Book Review: Ragnar's Guide to the Underground Economy
Ragnar's Guide to the Underground Economy by Ragnar Benson.
This book is exactly what the title says: A guide to living in the underground economy.
The basic calculation that Benson does is this: An income of about $50,000 a year lets you live a comfortable middle-class life. However, earning $50,000 a year takes quite a bit of work. Suppose, instead, you earned about $30,000 a year, and then didn't pay taxes? Depending on where you live, the net income works out to be about the same. As Benson puts it, "Personally, I have always found it much easier to earn 30 grand than 50!"
The book begins with the basics of operating in the underground economy: You work for cash, you avoid having a bank account, you leave no paper trail. (There's also a comparison with less-drastic tax cheats who, for example, pocket cash payments while paying taxes as usual on payments by check or credit card.) There's a discussion of the practical aspects of running a business that can't be accredited or bonded, and has to be very careful about advertising or otherwise drawing attention to itself.
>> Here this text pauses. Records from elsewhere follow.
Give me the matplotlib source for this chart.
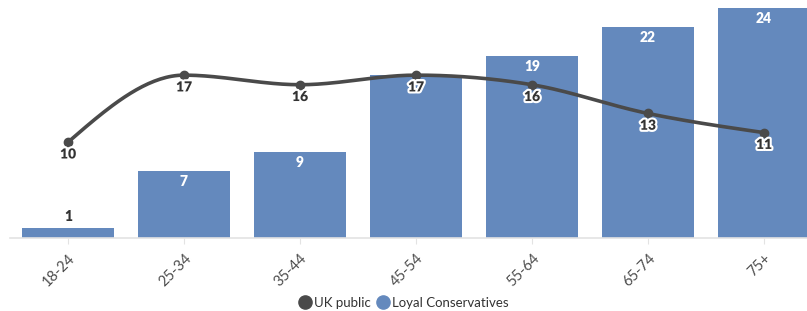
import matplotlib
matplotlib.use("Agg")
import matplotlib.pyplot as plt
import matplotlib.patheffects as pe
from matplotlib.lines import Line2D
import numpy as np

plt.rcParams["font.family"] = ["Lato", "DejaVu Sans"]

# Data
age_groups = ["18-24", "25-34", "35-44", "45-54", "55-64", "65-74", "75+"]
loyal_conservatives = [1, 7, 9, 17, 19, 22, 24]
uk_public = [10, 17, 16, 17, 16, 13, 11]

bar_color = "#6489bd"
line_color = "#4a4a4a"
text_color = "#333333"


# Monotone cubic curve (same idea as d3 curveMonotoneX)
def monotone_curve(xs, ys, steps=40):
    xs = np.asarray(xs, float)
    ys = np.asarray(ys, float)
    n = len(xs)
    h = np.diff(xs)
    s = np.diff(ys) / h
    t = np.zeros(n)
    for i in range(1, n - 1):
        p = (s[i - 1] * h[i] + s[i] * h[i - 1]) / (h[i - 1] + h[i])
        t[i] = (np.sign(s[i - 1]) + np.sign(s[i])) * min(abs(s[i - 1]), abs(s[i]), 0.5 * abs(p))
    t[0] = (3 * s[0] - t[1]) / 2
    t[-1] = (3 * s[-1] - t[-2]) / 2
    out_x, out_y = [], []
    for i in range(n - 1):
        u = np.linspace(0, 1, steps)
        h00 = 2 * u**3 - 3 * u**2 + 1
        h10 = u**3 - 2 * u**2 + u
        h01 = -2 * u**3 + 3 * u**2
        h11 = u**3 - u**2
        out_x.extend(xs[i] + u * h[i])
        out_y.extend(h00 * ys[i] + h10 * h[i] * t[i] + h01 * ys[i + 1] + h11 * h[i] * t[i + 1])
    return np.array(out_x), np.array(out_y)


W, H = 807, 311
fig = plt.figure(figsize=(W / 100, H / 100), dpi=100)
# axis runs past the right edge like in the original
ax = fig.add_axes([10 / W, (H - 238) / H, 812 / W, 238 / H])

x = np.arange(len(age_groups))
ax.bar(x, loyal_conservatives, width=0.8, color=bar_color, zorder=2)

cx, cy = monotone_curve(x, uk_public)
ax.plot(cx, cy, color=line_color, lw=2.6, zorder=3, solid_capstyle="round")
ax.plot(x, uk_public, "o", color=line_color, ms=6, zorder=4)

ax.set_xlim(-0.5, len(age_groups) - 0.5)
ax.set_ylim(0, 238 / 9.58)

# bar labels
for xi, v in zip(x, loyal_conservatives):
    if v < 3:
        ax.annotate(str(v), (xi, v), xytext=(0, 8.5), textcoords="offset points",
                    ha="center", va="center", fontsize=10, fontweight="heavy",
                    color=text_color, zorder=5)
    else:
        ax.annotate(str(v), (xi, v), xytext=(0, -7.5), textcoords="offset points",
                    ha="center", va="center", fontsize=10, fontweight="heavy",
                    color="white", zorder=5)

# line labels with white halo
for xi, v in zip(x, uk_public):
    ax.annotate(str(v), (xi, v), xytext=(0, -8.5), textcoords="offset points",
                ha="center", va="center", fontsize=10, fontweight="heavy",
                color=text_color, zorder=6,
                path_effects=[pe.withStroke(linewidth=3, foreground="white")])

for side in ["top", "right", "left"]:
    ax.spines[side].set_visible(False)
ax.spines["bottom"].set_color("#e3e3e3")
ax.spines["bottom"].set_linewidth(1.2)
ax.set_yticks([])
ax.set_xticks(x)
ax.set_xticklabels(age_groups, rotation=45, ha="right", rotation_mode="anchor",
                   fontsize=10.5, color="#4d4d4d")
ax.tick_params(axis="x", length=4.5, color="#e3e3e3", pad=5)

handles = [
    Line2D([], [], marker="o", ls="", color=line_color, ms=9.5, label="UK public"),
    Line2D([], [], marker="o", ls="", color=bar_color, ms=9.5, label="Loyal Conservatives"),
]
fig.legend(handles=handles, loc="center", bbox_to_anchor=(402 / W, 1 - 303 / H),
           ncol=2, frameon=False, fontsize=9.5, handletextpad=-0.1, columnspacing=0.2,
           handlelength=1.5, labelcolor="#333333")

fig.savefig("out.png", dpi=100)
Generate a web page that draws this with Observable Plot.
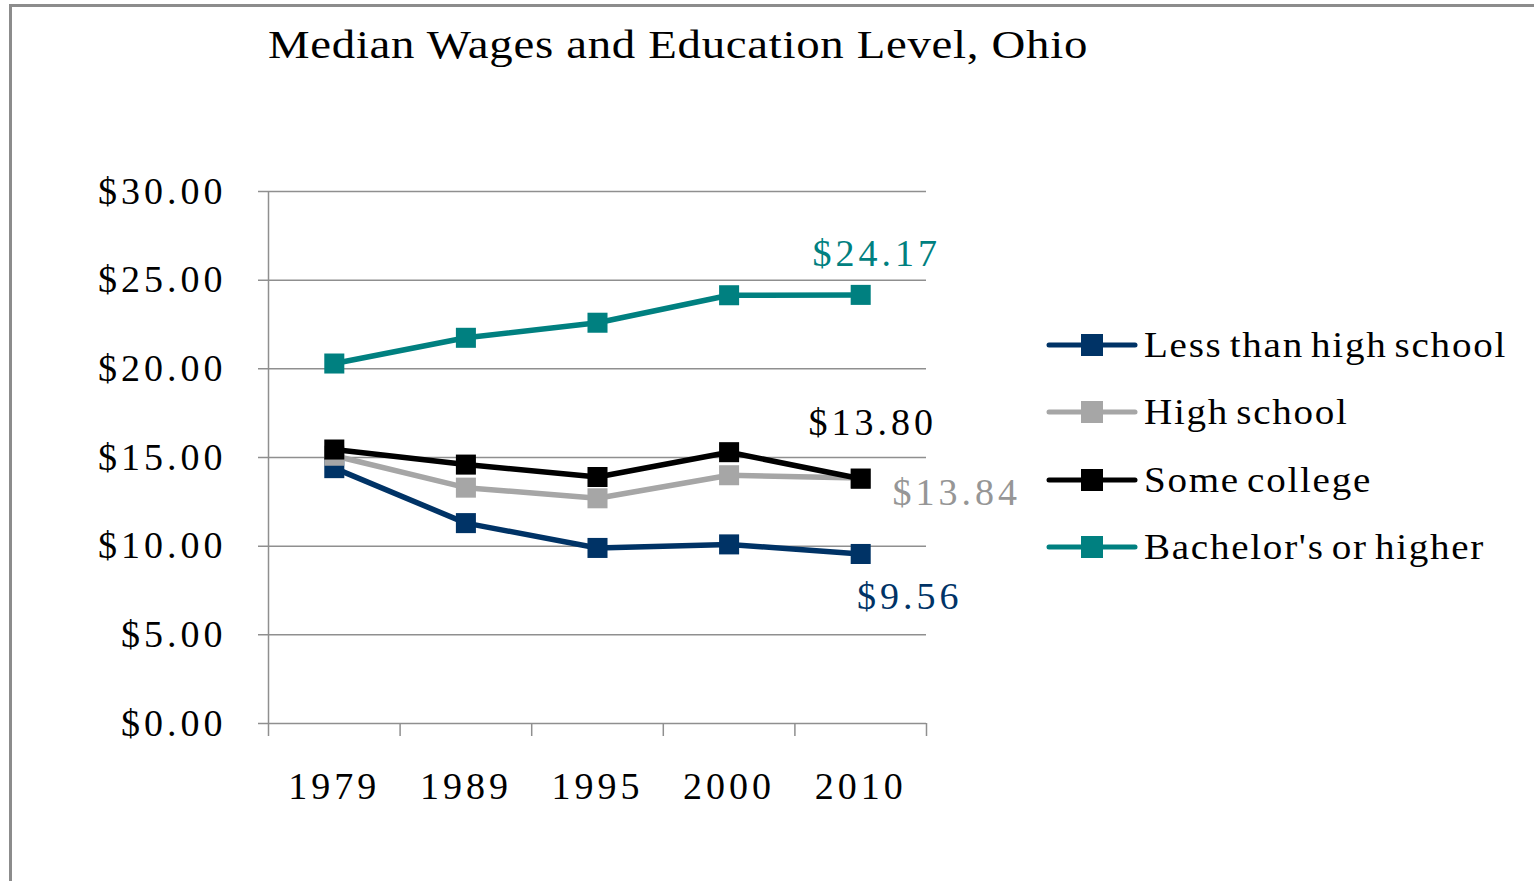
<!DOCTYPE html>
<html>
<head>
<meta charset="utf-8">
<script src="https://cdn.jsdelivr.net/npm/d3@7"></script>
<script src="https://cdn.jsdelivr.net/npm/@observablehq/plot@0.6"></script>
<style>
  html, body { margin: 0; padding: 0; background: #fff; overflow: hidden; }
  body { width: 1534px; height: 881px; position: relative; font-family: "Liberation Serif", "Times New Roman", serif; }
  #frame { position: absolute; left: 9px; top: 4px; width: 1600px; height: 1000px; border-left: 3px solid #8c8c8c; border-top: 3px solid #8c8c8c; }
  #chart { position: absolute; left: 0; top: 0; }
  #title { position: absolute; left: 268px; top: 25px; font-size: 40px; line-height: 40px; letter-spacing: 0.6px; white-space: nowrap; color: #000; transform: scaleX(1.17); transform-origin: 0 50%; }
  #legend { position: absolute; left: 1046px; top: 0; }
  .row { position: absolute; left: 0; height: 40px; display: flex; align-items: center; white-space: nowrap; }
  .row span { font-size: 36px; letter-spacing: 1.6px; word-spacing: -4px; margin-left: 6px; color: #000; display: inline-block; transform: scaleX(1.085); transform-origin: 0 50%; }
</style>
</head>
<body>
<div id="frame"></div>
<div id="chart"></div>
<div id="title">Median Wages and Education Level, Ohio</div>
<div id="legend"></div>
<script>
// ---- data ----
const years = ["1979", "1989", "1995", "2000", "2010"];
const seriesNames = ["Less than high school", "High school", "Some college", "Bachelor's or higher"];
const lessHS      = [14.40, 11.30, 9.90, 10.10, 9.56];
const highSchool  = [15.10, 13.30, 12.70, 14.00, 13.84];
const someCollege = [15.45, 14.60, 13.90, 15.30, 13.80];
const bachelors   = [20.30, 21.75, 22.60, 24.15, 24.17];
const seriesColors = ["#003366", "#a6a6a6", "#000000", "#008080"];
const labelColors  = ["#003366", "#969696", "#000000", "#008080"];
const yTicks = [0, 5, 10, 15, 20, 25, 30];
const endLabels = ["$9.56", "$13.84", "$13.80", "$24.17"];

const allValues = [lessHS, highSchool, someCollege, bachelors];
const data = [];
seriesNames.forEach((s, k) => allValues[k].forEach((v, i) => data.push({series: s, i, year: years[i], value: v})));
const lastPoints = seriesNames.map((s, k) => ({series: s, i: years.length - 1, value: allValues[k][years.length - 1], label: endLabels[k], color: labelColors[k]}));
const labelOffsets = {
  "Less than high school": {dx: 49, dy: 43},
  "High school": {dx: 96, dy: 15},
  "Some college": {dx: 12, dy: -56},
  "Bachelor's or higher": {dx: 16, dy: -41}
};
const bounds = d3.range(-0.5, years.length, 1);
const centers = d3.range(years.length);
const gridColor = "#8f8f8f";

const marks = [
  Plot.ruleY(yTicks, {x1: -0.5, x2: years.length - 0.5, insetLeft: -10, stroke: gridColor, strokeWidth: 1.5}),
  Plot.ruleX([-0.5], {stroke: gridColor, strokeWidth: 1.5}),
  Plot.ruleX(bounds, {x: d => d, y1: 0, y2: 0, insetBottom: -13, stroke: gridColor, strokeWidth: 1.5}),
  Plot.axisY({ticks: yTicks, tickSize: 0, tickPadding: 42, tickFormat: d => "$" + d.toFixed(2), fontSize: 38, fill: "#000", label: null}),
  Plot.axisX({ticks: centers, tickSize: 0, tickPadding: 49, tickFormat: i => years[i], fontSize: 38, fill: "#000", label: null})
];
seriesNames.forEach((s, k) => {
  const d = data.filter(r => r.series === s);
  marks.push(Plot.line(d, {x: "i", y: "value", stroke: seriesColors[k], strokeWidth: 5.5}));
  marks.push(Plot.dot(d, {x: "i", y: "value", symbol: "square", r: 11.3, fill: seriesColors[k], stroke: "none"}));
});
lastPoints.forEach(p => {
  const o = labelOffsets[p.series];
  marks.push(Plot.text([p], {x: "i", y: "value", text: "label", fill: p.color, dx: o.dx, dy: o.dy, fontSize: 38}));
});

const chart = Plot.plot({
  width: 1534,
  height: 881,
  marginLeft: 268,
  marginRight: 1534 - 926,
  marginTop: 191,
  marginBottom: 881 - 723,
  x: {type: "linear", domain: [-0.5, years.length - 0.5], axis: null},
  y: {domain: [0, 30], axis: null},
  style: {fontFamily: "'Liberation Serif', 'Times New Roman', serif", letterSpacing: "4px", background: "transparent", color: "#000"},
  marks
});
document.getElementById("chart").appendChild(chart);

// ---- legend ----
const legend = document.getElementById("legend");
const rowCenters = [345, 412, 480, 547];
seriesNames.forEach((s, k) => {
  const row = document.createElement("div");
  row.className = "row";
  row.style.top = (rowCenters[k] - 20) + "px";
  row.innerHTML = `<svg width="92" height="26" viewBox="0 0 92 26"><line x1="3" y1="13" x2="89" y2="13" stroke="${seriesColors[k]}" stroke-width="5" stroke-linecap="round"/><rect x="35" y="2" width="22" height="22" fill="${seriesColors[k]}"/></svg><span>${s}</span>`;
  legend.appendChild(row);
});
</script>
</body>
</html>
The bulk of the book, though, is a series of case studies of specific people working in the underground economy. There's a section about a man who cuts up and delivers firewood. Another finds fossils and sells them to schools and scientific supply companies. Another gathers pine cones for sale to tree nurseries. There's a chapter on service work like house cleaning and pet care. There's a chapter on skilled work like carpentry, gunsmithing, or chimney sweeping. The book wraps up with a look at some of the downsides of the underground economy, such as the difficulty in getting medical insurance and not qualifying for social security or medicare.
One point that Benson makes very clear is that work in the underground economy is still work. If you don't pay your taxes you can live at a higher standard of living, or do less work, but you still need to work. He's a bit less clear about the issue of being caught cheating on taxes.
Ragnar Benson has written a lot of other books on similar topics: acquring fake ID, survival poaching, homemade weapons. I get the sense that he's going after both the market of people seriously interested in committing crimes and people with only a vicarious interest. I can't really recommend the books to incipient criminals, both because I don't want to assist criminals, and because I don't think the books lay out the risks clearly enough. For those with only an academic interest in the topic, though, this book and his others can be entertaining and even informative.